I think the Duyvil might also be a good place to practice rough water work, as long as we are mindful of traffic and inform the bridge operator ahead of time.

Sunday, October 6, 2013

A Foggy Paddle

I paddled this afternoon with two members of the Inwood Canoe Club. One is one of my regular paddling buddies, and the other was up an an ACA assessment. The air temperature was in the high 60s, low 70s, very humid, with dense fog most of the day. Unlike yesterday, it never burned off, leaving our area - northern Manhattan and the Palisades - shrouded in moor-like tendrils.

This was one of those days where I did not bring my camera, but at several points wished I had. It was in the boathouse, and I had just put a fresh battery in it. I just figured I'd be too busy to take photos.

We paddled north a bit, to Spuyten Duyvil, and considered going in. Along the way, we saw a soccer ball fly into the water, followed shortly by a young man climbing down to retrieve it, though it was clearly too far out. I paddled over to the ball, scooped it up, then tossed it back.

We'd seen a large ship coming up the river earlier. As she grew closer we realized just how big she was - and right down the middle of the river. We typically see barges far to the New Jersey side, which is technically an anchorage. I looked up our behemoth visitor; she's a Bahamas-flagged oil tanker, the Afrodite:

Later, we over heard radio traffic warning her skipping that "about a hundred" kayakers were near the Tappan Zee Bridge. I'll be asking what that was about.

Rather than go into the Duyvil, we waited for a south-bound barge to pass and crossed the river to an area just north of Bloomers Beach. There we tried a couple of rescues, then landed on the beach for a snack lunch.

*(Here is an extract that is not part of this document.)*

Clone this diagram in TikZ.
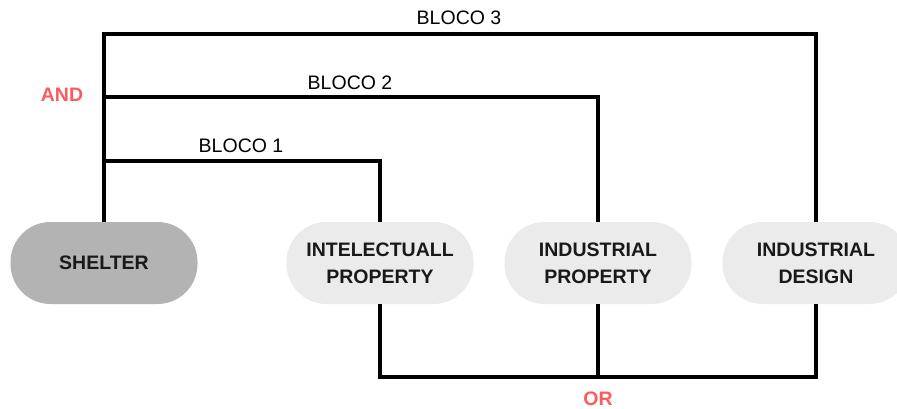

I had a little distance from my friends as I checked the chart, and when I looked up I saw some them perfectly framed against the Palisades, with just enough fog to look mysterious. Color really pops in humidity, and our always-beautiful playground was all the more pretty in the mist.

We saw three outriggers set out from Englewood Marina, just south of Bloomers Beach. As they set out across the river, I overheard radio comms warning the Spuyten Duyvil bridge operator of human-powered watercraft heading their way. One of the outriggers came towards us, and we recognized them from their visit earlier this summer.

We proceeded south a bit. By now the ebb current had picked up. We looked both ways, then set out across the river, heading straight across, knowing the current would take us south a bit.

So that's at least three photos I missed: the ship, my friends, and the outriggers. Who knew such a short paddle, in our neighborhood, could be so interesting? I have got to stop taking out area for granted.